Went out last night to meet with Natalia. I was really looking forward to it, but there was some outside turbulence which tinted the overall feel a different shade. Natalia texted me that she was going to be quite a bit late, and I was already on my way, so I decided to make a pit stop at Filip's. I was clear from the start that I was only popping in for half an hour or so, and tried to be vague about my plans for the evening, but when asked point-blank, I told him who I was meeting. As soon as I did, I knew it wasn't a good idea. The room soured, though Szymon did his best to diffuse the situation. Either way, I bolted.

And then once I got to the club, I bumped into a guy who had been hitting on her and whom I thought she was avoiding. I decided I should probably let her know before ordering any drinks, in case we needed to relocate, but she said it wasn't an issue anymore. And after I got back to the bar, I found out that my reflexes were as sharp as ever in that I had actually already ordered a drink, and then promptly skipped out on the bewildered bartender to make clandestine phone calls, because I am smoothness incarnate.

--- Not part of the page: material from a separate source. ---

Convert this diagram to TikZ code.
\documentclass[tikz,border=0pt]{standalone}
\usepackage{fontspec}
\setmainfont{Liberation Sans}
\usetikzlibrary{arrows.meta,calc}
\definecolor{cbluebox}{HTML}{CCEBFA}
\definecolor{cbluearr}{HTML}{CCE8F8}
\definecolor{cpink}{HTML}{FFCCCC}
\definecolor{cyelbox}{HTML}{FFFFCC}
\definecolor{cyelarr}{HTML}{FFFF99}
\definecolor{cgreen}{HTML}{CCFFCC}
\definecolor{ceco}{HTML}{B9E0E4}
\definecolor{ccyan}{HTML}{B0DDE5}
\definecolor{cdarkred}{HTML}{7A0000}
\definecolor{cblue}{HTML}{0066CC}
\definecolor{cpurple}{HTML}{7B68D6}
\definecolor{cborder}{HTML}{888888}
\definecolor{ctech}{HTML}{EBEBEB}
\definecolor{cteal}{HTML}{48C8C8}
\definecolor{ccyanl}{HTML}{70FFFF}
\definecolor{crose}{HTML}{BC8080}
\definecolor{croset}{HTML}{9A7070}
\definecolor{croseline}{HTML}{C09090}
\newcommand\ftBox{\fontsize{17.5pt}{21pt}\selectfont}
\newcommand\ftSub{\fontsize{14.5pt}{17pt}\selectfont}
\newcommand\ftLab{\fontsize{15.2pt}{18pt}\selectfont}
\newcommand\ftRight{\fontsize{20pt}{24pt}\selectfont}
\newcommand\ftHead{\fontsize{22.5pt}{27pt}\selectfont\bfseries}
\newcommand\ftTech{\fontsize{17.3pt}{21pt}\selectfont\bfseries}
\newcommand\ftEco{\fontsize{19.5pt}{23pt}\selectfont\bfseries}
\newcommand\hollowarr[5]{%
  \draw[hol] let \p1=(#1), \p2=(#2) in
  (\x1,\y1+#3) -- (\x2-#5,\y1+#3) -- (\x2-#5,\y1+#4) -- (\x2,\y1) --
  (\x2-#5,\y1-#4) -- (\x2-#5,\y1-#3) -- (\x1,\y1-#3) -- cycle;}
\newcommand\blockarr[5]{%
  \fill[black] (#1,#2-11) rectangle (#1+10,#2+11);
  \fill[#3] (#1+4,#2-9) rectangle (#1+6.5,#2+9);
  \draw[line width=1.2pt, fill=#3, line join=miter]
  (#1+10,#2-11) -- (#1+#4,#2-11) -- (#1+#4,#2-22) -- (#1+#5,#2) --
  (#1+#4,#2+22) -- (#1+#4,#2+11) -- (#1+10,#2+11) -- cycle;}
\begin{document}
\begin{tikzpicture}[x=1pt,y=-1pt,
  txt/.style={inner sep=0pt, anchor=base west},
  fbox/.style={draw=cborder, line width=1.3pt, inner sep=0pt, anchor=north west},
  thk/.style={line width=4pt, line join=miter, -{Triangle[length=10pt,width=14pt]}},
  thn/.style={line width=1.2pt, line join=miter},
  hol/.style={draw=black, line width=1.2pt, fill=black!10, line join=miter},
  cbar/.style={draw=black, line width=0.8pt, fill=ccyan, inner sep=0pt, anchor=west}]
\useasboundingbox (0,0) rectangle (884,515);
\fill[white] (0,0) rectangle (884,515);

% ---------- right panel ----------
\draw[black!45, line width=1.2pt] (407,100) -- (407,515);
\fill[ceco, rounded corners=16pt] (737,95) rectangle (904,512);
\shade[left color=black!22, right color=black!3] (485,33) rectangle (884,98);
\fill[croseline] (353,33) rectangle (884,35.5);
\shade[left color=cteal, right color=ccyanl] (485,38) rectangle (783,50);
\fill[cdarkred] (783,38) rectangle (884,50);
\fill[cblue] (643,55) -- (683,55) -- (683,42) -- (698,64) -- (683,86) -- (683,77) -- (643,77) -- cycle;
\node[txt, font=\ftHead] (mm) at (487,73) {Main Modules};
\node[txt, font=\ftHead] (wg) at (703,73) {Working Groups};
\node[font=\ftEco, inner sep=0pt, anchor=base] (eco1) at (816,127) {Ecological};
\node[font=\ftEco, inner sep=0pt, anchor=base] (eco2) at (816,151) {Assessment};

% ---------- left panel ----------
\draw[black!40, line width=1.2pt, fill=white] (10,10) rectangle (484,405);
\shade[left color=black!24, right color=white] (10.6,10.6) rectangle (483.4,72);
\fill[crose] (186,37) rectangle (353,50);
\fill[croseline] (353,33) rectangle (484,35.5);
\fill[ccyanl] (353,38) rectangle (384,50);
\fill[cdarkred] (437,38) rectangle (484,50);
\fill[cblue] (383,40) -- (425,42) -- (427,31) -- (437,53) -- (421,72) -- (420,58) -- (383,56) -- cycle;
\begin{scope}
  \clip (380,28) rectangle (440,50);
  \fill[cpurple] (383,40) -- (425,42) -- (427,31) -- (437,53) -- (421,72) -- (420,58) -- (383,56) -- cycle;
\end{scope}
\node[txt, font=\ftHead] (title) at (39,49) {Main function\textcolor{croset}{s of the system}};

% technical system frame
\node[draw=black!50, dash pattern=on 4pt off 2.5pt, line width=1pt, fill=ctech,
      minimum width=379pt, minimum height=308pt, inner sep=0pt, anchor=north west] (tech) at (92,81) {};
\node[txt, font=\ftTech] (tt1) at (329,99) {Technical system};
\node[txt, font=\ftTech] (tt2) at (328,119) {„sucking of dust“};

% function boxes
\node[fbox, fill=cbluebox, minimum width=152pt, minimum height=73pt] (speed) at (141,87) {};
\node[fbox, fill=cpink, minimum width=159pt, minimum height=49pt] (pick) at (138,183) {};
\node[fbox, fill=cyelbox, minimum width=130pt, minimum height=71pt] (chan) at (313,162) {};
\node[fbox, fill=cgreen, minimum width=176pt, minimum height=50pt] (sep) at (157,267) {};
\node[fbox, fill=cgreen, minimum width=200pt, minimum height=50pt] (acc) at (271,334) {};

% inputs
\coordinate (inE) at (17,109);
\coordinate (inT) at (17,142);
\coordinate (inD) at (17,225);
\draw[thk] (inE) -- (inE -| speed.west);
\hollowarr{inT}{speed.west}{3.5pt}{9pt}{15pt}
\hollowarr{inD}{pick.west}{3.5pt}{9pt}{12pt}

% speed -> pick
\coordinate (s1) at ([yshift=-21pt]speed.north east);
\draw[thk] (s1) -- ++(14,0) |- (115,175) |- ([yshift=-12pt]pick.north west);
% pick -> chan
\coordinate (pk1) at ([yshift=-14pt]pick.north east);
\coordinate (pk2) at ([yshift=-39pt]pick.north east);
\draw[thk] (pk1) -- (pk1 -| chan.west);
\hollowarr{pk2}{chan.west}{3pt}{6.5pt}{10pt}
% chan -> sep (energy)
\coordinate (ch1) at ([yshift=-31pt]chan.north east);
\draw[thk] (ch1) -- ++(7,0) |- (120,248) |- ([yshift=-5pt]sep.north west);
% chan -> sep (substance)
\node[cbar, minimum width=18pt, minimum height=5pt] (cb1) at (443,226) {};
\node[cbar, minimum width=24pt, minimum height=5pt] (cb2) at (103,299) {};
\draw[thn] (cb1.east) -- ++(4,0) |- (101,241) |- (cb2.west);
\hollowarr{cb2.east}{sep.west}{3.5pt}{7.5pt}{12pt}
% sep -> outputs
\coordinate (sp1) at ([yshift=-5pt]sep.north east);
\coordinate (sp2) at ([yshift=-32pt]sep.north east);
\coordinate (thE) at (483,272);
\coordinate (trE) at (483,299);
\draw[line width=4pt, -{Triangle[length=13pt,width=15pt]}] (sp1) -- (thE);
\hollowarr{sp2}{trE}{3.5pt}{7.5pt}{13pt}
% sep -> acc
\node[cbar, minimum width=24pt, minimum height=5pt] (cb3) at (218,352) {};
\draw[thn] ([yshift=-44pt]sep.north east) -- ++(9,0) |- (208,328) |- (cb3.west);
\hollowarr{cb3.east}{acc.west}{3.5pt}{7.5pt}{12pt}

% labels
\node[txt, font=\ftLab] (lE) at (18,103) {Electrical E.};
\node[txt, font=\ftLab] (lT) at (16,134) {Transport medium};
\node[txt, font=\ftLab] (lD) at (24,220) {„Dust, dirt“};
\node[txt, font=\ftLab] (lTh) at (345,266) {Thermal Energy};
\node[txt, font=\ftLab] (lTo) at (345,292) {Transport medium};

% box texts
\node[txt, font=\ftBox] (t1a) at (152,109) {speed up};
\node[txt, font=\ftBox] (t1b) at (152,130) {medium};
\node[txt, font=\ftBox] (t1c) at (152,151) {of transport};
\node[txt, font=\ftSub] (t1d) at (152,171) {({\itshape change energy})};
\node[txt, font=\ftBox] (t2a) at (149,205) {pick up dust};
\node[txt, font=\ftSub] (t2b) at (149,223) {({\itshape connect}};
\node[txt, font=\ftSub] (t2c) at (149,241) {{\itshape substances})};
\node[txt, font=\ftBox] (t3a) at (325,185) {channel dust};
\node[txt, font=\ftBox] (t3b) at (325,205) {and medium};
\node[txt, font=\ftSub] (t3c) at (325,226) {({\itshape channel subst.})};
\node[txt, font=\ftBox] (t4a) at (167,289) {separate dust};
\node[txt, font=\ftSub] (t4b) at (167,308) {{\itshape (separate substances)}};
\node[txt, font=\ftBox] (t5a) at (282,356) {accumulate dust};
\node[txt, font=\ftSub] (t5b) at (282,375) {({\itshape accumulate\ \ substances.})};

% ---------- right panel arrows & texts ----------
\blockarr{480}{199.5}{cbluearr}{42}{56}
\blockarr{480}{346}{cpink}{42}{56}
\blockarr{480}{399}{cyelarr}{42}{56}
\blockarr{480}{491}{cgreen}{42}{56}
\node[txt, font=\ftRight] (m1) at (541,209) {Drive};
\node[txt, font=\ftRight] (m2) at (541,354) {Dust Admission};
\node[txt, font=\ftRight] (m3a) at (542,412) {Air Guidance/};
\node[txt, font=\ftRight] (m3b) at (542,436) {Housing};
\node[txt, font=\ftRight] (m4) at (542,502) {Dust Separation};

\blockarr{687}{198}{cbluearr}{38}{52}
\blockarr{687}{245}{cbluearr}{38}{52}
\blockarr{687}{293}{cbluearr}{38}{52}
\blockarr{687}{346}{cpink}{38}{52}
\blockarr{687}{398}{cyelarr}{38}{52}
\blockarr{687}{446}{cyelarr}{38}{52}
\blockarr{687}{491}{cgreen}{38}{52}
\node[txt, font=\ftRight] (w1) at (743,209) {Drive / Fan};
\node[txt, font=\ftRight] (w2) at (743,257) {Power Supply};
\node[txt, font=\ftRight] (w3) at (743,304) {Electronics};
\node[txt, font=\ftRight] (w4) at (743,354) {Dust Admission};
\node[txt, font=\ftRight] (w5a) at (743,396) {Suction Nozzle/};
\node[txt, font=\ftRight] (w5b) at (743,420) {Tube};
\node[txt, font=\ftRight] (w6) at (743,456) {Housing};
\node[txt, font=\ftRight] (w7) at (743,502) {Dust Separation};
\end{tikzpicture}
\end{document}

The guy was amusing, but completely hammered, and kept popping by to share stories about his CRAFT (he's an actor), And then about an hour into our meeting, Filip called Natalia asking if they could come by. She replied in the diplomatic (and stilted) negative, and thus the whole thing became "an issue". All in all, too much drama for a late night catching up. And none of it mine.

And today - an hour-long breakfast at my local cafe, with Harold Nicolson's diaries.

August 13, 1941

[Dorothy Thompson, the American journalist] says that we must always remember that America is composed of many millions of people who left Europe because they hated it, and that there are many millions of Italians and Germans whose hearts go out to their mother countries. Although these emotions pull America apart, they feel at the same time a strong longing to remain together. What we don't filly understand in this country is the actual dread of the American soul at being split. There is always the fear that they will cease to be a nation.

I teared up a bunch of times. I still find it hilarious that nothing makes me bawl harder than grand geopolitical narratives.

And once again, I regret I've stopped writing things down. Maybe the solution is a private diary?